Characteristic formulation of the Regge-Wheeler and Zerilli Green functions

TL;DR

This paper introduces a characteristic initial value approach for calculating the Green functions of the Regge-Wheeler and Zerilli equations, improving accuracy in scalar self-force computations and energy flux analysis in Schwarzschild spacetime.

Contribution

It develops a novel numerical scheme combining known methods with new initial data, achieving higher-order convergence and enhanced accuracy in Green function calculations.

Findings

Achieved up to sixth-order convergence in numerical schemes.

Improved accuracy in scalar self-force calculations in Schwarzschild spacetime.

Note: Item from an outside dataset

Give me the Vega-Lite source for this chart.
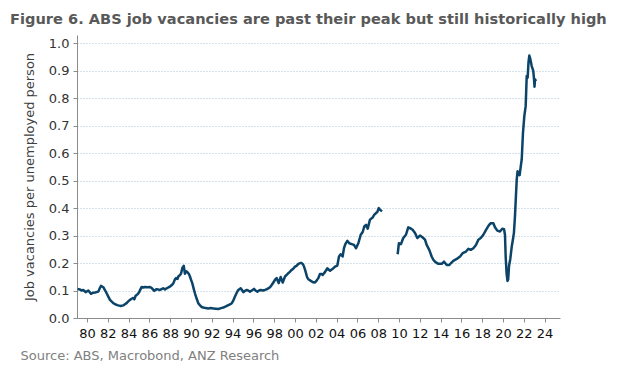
{
  "$schema": "https://vega.github.io/schema/vega-lite/v6.json",
  "width": 483,
  "height": 283,
  "autosize": "none",
  "padding": {"left": 77, "top": 35, "right": 81, "bottom": 58},
  "background": "white",
  "title": {
    "text": "Figure 6. ABS job vacancies are past their peak but still historically high",
    "anchor": "start",
    "frame": "group",
    "dx": -67,
    "offset": 8,
    "fontSize": 14.6,
    "font": "DejaVu Sans",
    "fontWeight": "bold",
    "color": "#595959"
  },
  "config": {
    "view": {"stroke": null},
    "font": "DejaVu Sans"
  },
  "data": {
    "values": [
      {"t":1979.1,"v":0.106,"s":1},{"t":1979.3,"v":0.104,"s":1},{"t":1979.5,"v":0.1,"s":1},{"t":1979.64,"v":0.102,"s":1},{"t":1979.87,"v":0.094,"s":1},
      {"t":1980.13,"v":0.1,"s":1},{"t":1980.38,"v":0.088,"s":1},{"t":1980.6,"v":0.092,"s":1},{"t":1980.77,"v":0.093,"s":1},{"t":1981.09,"v":0.096,"s":1},
      {"t":1981.25,"v":0.11,"s":1},{"t":1981.35,"v":0.117,"s":1},{"t":1981.57,"v":0.112,"s":1},{"t":1981.75,"v":0.1,"s":1},{"t":1981.89,"v":0.09,"s":1},
      {"t":1982.05,"v":0.078,"s":1},{"t":1982.21,"v":0.066,"s":1},{"t":1982.53,"v":0.054,"s":1},{"t":1982.75,"v":0.049,"s":1},{"t":1983.0,"v":0.046,"s":1},
      {"t":1983.25,"v":0.044,"s":1},{"t":1983.49,"v":0.046,"s":1},{"t":1983.65,"v":0.05,"s":1},{"t":1983.81,"v":0.054,"s":1},{"t":1984.0,"v":0.062,"s":1},
      {"t":1984.13,"v":0.066,"s":1},{"t":1984.3,"v":0.07,"s":1},{"t":1984.45,"v":0.073,"s":1},{"t":1984.55,"v":0.068,"s":1},{"t":1984.68,"v":0.081,"s":1},
      {"t":1984.85,"v":0.086,"s":1},{"t":1985.0,"v":0.093,"s":1},{"t":1985.15,"v":0.105,"s":1},{"t":1985.26,"v":0.113,"s":1},{"t":1985.4,"v":0.111,"s":1},
      {"t":1985.58,"v":0.113,"s":1},{"t":1985.8,"v":0.112,"s":1},{"t":1986.06,"v":0.113,"s":1},{"t":1986.25,"v":0.108,"s":1},{"t":1986.47,"v":0.099,"s":1},
      {"t":1986.7,"v":0.105,"s":1},{"t":1987.02,"v":0.102,"s":1},{"t":1987.2,"v":0.106,"s":1},{"t":1987.34,"v":0.108,"s":1},{"t":1987.5,"v":0.104,"s":1},
      {"t":1987.66,"v":0.108,"s":1},{"t":1987.85,"v":0.112,"s":1},{"t":1987.98,"v":0.114,"s":1},{"t":1988.15,"v":0.12,"s":1},{"t":1988.3,"v":0.126,"s":1},
      {"t":1988.45,"v":0.14,"s":1},{"t":1988.56,"v":0.145,"s":1},{"t":1988.7,"v":0.142,"s":1},{"t":1988.78,"v":0.151,"s":1},{"t":1988.9,"v":0.155,"s":1},
      {"t":1989.04,"v":0.161,"s":1},{"t":1989.17,"v":0.182,"s":1},{"t":1989.3,"v":0.19,"s":1},{"t":1989.42,"v":0.161,"s":1},{"t":1989.55,"v":0.17,"s":1},
      {"t":1989.68,"v":0.166,"s":1},{"t":1989.8,"v":0.16,"s":1},{"t":1989.9,"v":0.151,"s":1},{"t":1990.0,"v":0.14,"s":1},{"t":1990.13,"v":0.126,"s":1},
      {"t":1990.25,"v":0.108,"s":1},{"t":1990.38,"v":0.09,"s":1},{"t":1990.55,"v":0.07,"s":1},{"t":1990.7,"v":0.054,"s":1},{"t":1990.87,"v":0.046,"s":1},
      {"t":1991.03,"v":0.04,"s":1},{"t":1991.18,"v":0.038,"s":1},{"t":1991.4,"v":0.036,"s":1},{"t":1991.66,"v":0.035,"s":1},{"t":1991.9,"v":0.036,"s":1},
      {"t":1992.14,"v":0.035,"s":1},{"t":1992.4,"v":0.034,"s":1},{"t":1992.63,"v":0.033,"s":1},{"t":1992.9,"v":0.036,"s":1},{"t":1993.11,"v":0.038,"s":1},
      {"t":1993.35,"v":0.042,"s":1},{"t":1993.59,"v":0.047,"s":1},{"t":1993.75,"v":0.05,"s":1},{"t":1993.91,"v":0.053,"s":1},{"t":1994.05,"v":0.062,"s":1},
      {"t":1994.23,"v":0.078,"s":1},{"t":1994.4,"v":0.092,"s":1},{"t":1994.55,"v":0.102,"s":1},{"t":1994.78,"v":0.108,"s":1},{"t":1994.9,"v":0.102,"s":1},
      {"t":1995.03,"v":0.094,"s":1},{"t":1995.2,"v":0.099,"s":1},{"t":1995.36,"v":0.102,"s":1},{"t":1995.5,"v":0.1,"s":1},{"t":1995.67,"v":0.096,"s":1},
      {"t":1995.85,"v":0.1,"s":1},{"t":1996.06,"v":0.106,"s":1},{"t":1996.2,"v":0.1,"s":1},{"t":1996.38,"v":0.096,"s":1},{"t":1996.55,"v":0.1,"s":1},
      {"t":1996.7,"v":0.102,"s":1},{"t":1996.9,"v":0.1,"s":1},{"t":1997.12,"v":0.102,"s":1},{"t":1997.3,"v":0.105,"s":1},{"t":1997.43,"v":0.108,"s":1},
      {"t":1997.6,"v":0.112,"s":1},{"t":1997.76,"v":0.12,"s":1},{"t":1997.98,"v":0.133,"s":1},{"t":1998.1,"v":0.14,"s":1},{"t":1998.24,"v":0.145,"s":1},
      {"t":1998.43,"v":0.127,"s":1},{"t":1998.62,"v":0.149,"s":1},{"t":1998.82,"v":0.129,"s":1},{"t":1999.04,"v":0.151,"s":1},{"t":1999.2,"v":0.157,"s":1},
      {"t":1999.36,"v":0.163,"s":1},{"t":1999.5,"v":0.168,"s":1},{"t":1999.68,"v":0.175,"s":1},{"t":1999.85,"v":0.18,"s":1},{"t":2000.0,"v":0.187,"s":1},
      {"t":2000.15,"v":0.19,"s":1},{"t":2000.32,"v":0.197,"s":1},{"t":2000.5,"v":0.2,"s":1},{"t":2000.64,"v":0.2,"s":1},{"t":2000.78,"v":0.195,"s":1},
      {"t":2000.87,"v":0.187,"s":1},{"t":2000.97,"v":0.175,"s":1},{"t":2001.06,"v":0.163,"s":1},{"t":2001.15,"v":0.15,"s":1},{"t":2001.28,"v":0.141,"s":1},
      {"t":2001.45,"v":0.137,"s":1},{"t":2001.6,"v":0.133,"s":1},{"t":2001.75,"v":0.13,"s":1},{"t":2001.92,"v":0.129,"s":1},{"t":2002.08,"v":0.136,"s":1},
      {"t":2002.24,"v":0.145,"s":1},{"t":2002.4,"v":0.16,"s":1},{"t":2002.55,"v":0.16,"s":1},{"t":2002.66,"v":0.157,"s":1},{"t":2002.88,"v":0.167,"s":1},
      {"t":2003.1,"v":0.181,"s":1},{"t":2003.37,"v":0.172,"s":1},{"t":2003.63,"v":0.179,"s":1},{"t":2003.85,"v":0.187,"s":1},{"t":2004.07,"v":0.191,"s":1},
      {"t":2004.23,"v":0.224,"s":1},{"t":2004.39,"v":0.232,"s":1},{"t":2004.58,"v":0.224,"s":1},{"t":2004.71,"v":0.254,"s":1},{"t":2004.84,"v":0.269,"s":1},
      {"t":2005.03,"v":0.281,"s":1},{"t":2005.22,"v":0.272,"s":1},{"t":2005.45,"v":0.269,"s":1},{"t":2005.67,"v":0.266,"s":1},{"t":2005.87,"v":0.254,"s":1},
      {"t":2006.09,"v":0.272,"s":1},{"t":2006.32,"v":0.303,"s":1},{"t":2006.51,"v":0.313,"s":1},{"t":2006.66,"v":0.333,"s":1},{"t":2006.83,"v":0.339,"s":1},
      {"t":2006.99,"v":0.325,"s":1},{"t":2007.21,"v":0.358,"s":1},{"t":2007.47,"v":0.366,"s":1},{"t":2007.63,"v":0.376,"s":1},{"t":2007.79,"v":0.382,"s":1},
      {"t":2007.92,"v":0.386,"s":1},{"t":2008.05,"v":0.4,"s":1},{"t":2008.17,"v":0.394,"s":1},{"t":2008.37,"v":0.388,"s":1},
      {"t":2009.87,"v":0.232,"s":2},{"t":2009.99,"v":0.272,"s":2},{"t":2010.19,"v":0.269,"s":2},{"t":2010.41,"v":0.291,"s":2},{"t":2010.67,"v":0.303,"s":2},
      {"t":2010.89,"v":0.33,"s":2},{"t":2011.06,"v":0.327,"s":2},{"t":2011.31,"v":0.321,"s":2},{"t":2011.54,"v":0.309,"s":2},{"t":2011.76,"v":0.291,"s":2},
      {"t":2012.02,"v":0.3,"s":2},{"t":2012.28,"v":0.293,"s":2},{"t":2012.5,"v":0.285,"s":2},{"t":2012.66,"v":0.266,"s":2},{"t":2012.91,"v":0.248,"s":2},
      {"t":2013.14,"v":0.224,"s":2},{"t":2013.3,"v":0.212,"s":2},{"t":2013.46,"v":0.205,"s":2},{"t":2013.78,"v":0.197,"s":2},{"t":2014.11,"v":0.197,"s":2},
      {"t":2014.33,"v":0.205,"s":2},{"t":2014.59,"v":0.193,"s":2},{"t":2014.84,"v":0.193,"s":2},{"t":2015.0,"v":0.2,"s":2},{"t":2015.22,"v":0.208,"s":2},
      {"t":2015.55,"v":0.215,"s":2},{"t":2015.87,"v":0.224,"s":2},{"t":2016.12,"v":0.236,"s":2},{"t":2016.44,"v":0.242,"s":2},{"t":2016.67,"v":0.252,"s":2},
      {"t":2016.9,"v":0.248,"s":2},{"t":2017.15,"v":0.254,"s":2},{"t":2017.4,"v":0.266,"s":2},{"t":2017.63,"v":0.285,"s":2},{"t":2017.86,"v":0.291,"s":2},
      {"t":2018.11,"v":0.303,"s":2},{"t":2018.37,"v":0.321,"s":2},{"t":2018.63,"v":0.337,"s":2},{"t":2018.82,"v":0.345,"s":2},{"t":2019.07,"v":0.345,"s":2},
      {"t":2019.23,"v":0.33,"s":2},{"t":2019.45,"v":0.318,"s":2},{"t":2019.71,"v":0.315,"s":2},{"t":2019.93,"v":0.325,"s":2},{"t":2020.1,"v":0.323,"s":2},
      {"t":2020.19,"v":0.303,"s":2},{"t":2020.26,"v":0.22,"s":2},{"t":2020.35,"v":0.16,"s":2},{"t":2020.43,"v":0.135,"s":2},{"t":2020.5,"v":0.14,"s":2},
      {"t":2020.58,"v":0.19,"s":2},{"t":2020.7,"v":0.215,"s":2},{"t":2020.84,"v":0.26,"s":2},{"t":2020.95,"v":0.285,"s":2},{"t":2021.05,"v":0.31,"s":2},
      {"t":2021.15,"v":0.37,"s":2},{"t":2021.25,"v":0.45,"s":2},{"t":2021.32,"v":0.504,"s":2},{"t":2021.4,"v":0.534,"s":2},{"t":2021.5,"v":0.525,"s":2},
      {"t":2021.6,"v":0.52,"s":2},{"t":2021.7,"v":0.55,"s":2},{"t":2021.8,"v":0.577,"s":2},{"t":2021.92,"v":0.674,"s":2},{"t":2022.05,"v":0.735,"s":2},
      {"t":2022.18,"v":0.771,"s":2},{"t":2022.28,"v":0.881,"s":2},{"t":2022.37,"v":0.875,"s":2},{"t":2022.45,"v":0.93,"s":2},{"t":2022.53,"v":0.955,"s":2},
      {"t":2022.63,"v":0.942,"s":2},{"t":2022.76,"v":0.917,"s":2},{"t":2022.91,"v":0.899,"s":2},{"t":2022.98,"v":0.87,"s":2},{"t":2023.03,"v":0.842,"s":2},
      {"t":2023.08,"v":0.869,"s":2},{"t":2023.17,"v":0.862,"s":2}
    ]
  },
  "mark": {"type": "line", "color": "#0b4468", "strokeWidth": 2.5, "strokeJoin": "round", "strokeCap": "butt"},
  "encoding": {
    "x": {
      "field": "t",
      "type": "quantitative",
      "scale": {"domain": [1979.04, 2025.48], "nice": false, "zero": false},
      "axis": {
        "values": [1980,1982,1984,1986,1988,1990,1992,1994,1996,1998,2000,2002,2004,2006,2008,2010,2012,2014,2016,2018,2020,2022,2024],
        "labelExpr": "slice(toString(datum.value), 2)",
        "grid": false,
        "domainColor": "#8c8c8c",
        "tickColor": "#8c8c8c",
        "tickSize": 4,
        "labelFontSize": 13,
        "labelColor": "#111111",
        "labelPadding": 5,
        "labelFlush": false,
        "labelOverlap": false,
        "title": "Source: ABS, Macrobond, ANZ Research",
        "titleX": -57,
        "titleY": 37,
        "titleAlign": "left",
        "titleBaseline": "middle",
        "titleFontSize": 13,
        "titleFontWeight": "normal",
        "titleColor": "#808080"
      }
    },
    "y": {
      "field": "v",
      "type": "quantitative",
      "scale": {"domain": [0, 1.03], "nice": false},
      "axis": {
        "values": [0,0.1,0.2,0.3,0.4,0.5,0.6,0.7,0.8,0.9,1.0],
        "format": ".1f",
        "grid": true,
        "gridColor": "#a9c4d6",
        "gridDash": [1, 2],
        "gridWidth": 1,
        "domainColor": "#8c8c8c",
        "tickColor": "#8c8c8c",
        "tickSize": 4,
        "labelFontSize": 13,
        "labelColor": "#333333",
        "labelPadding": 4,
        "title": "Job vacancies per unemployed person",
        "titleFontSize": 13,
        "titleFontWeight": "normal",
        "titleColor": "#404040",
        "titlePadding": 12
      }
    },
    "detail": {"field": "s", "type": "nominal"}
  }
}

Validated results against frequency-domain methods for gravitational Green functions.

Abstract

We present a characteristic initial value approach to calculating the Green function of the Regge-Wheeler and Zerilli equations. We combine well-known numerical methods with newly derived initial data to obtain a scheme which can in principle be generalised to any desired order of convergence. We demonstrate the approach with implementations up to sixth-order in the grid spacing. By combining the results of our numerical code with late-time tail expansions and methods of subtracting the direct part of the Green function, we show that the scalar self-force in Schwarzschild spacetime can be computed to better accuracy than previous Green-function based approaches. We also demonstrate agreement with frequency-domain methods for computing the Green function in the gravitational case. Finally, we apply the Regge-Wheeler and Zerilli Green functions to the computation of the gravitational energy flux.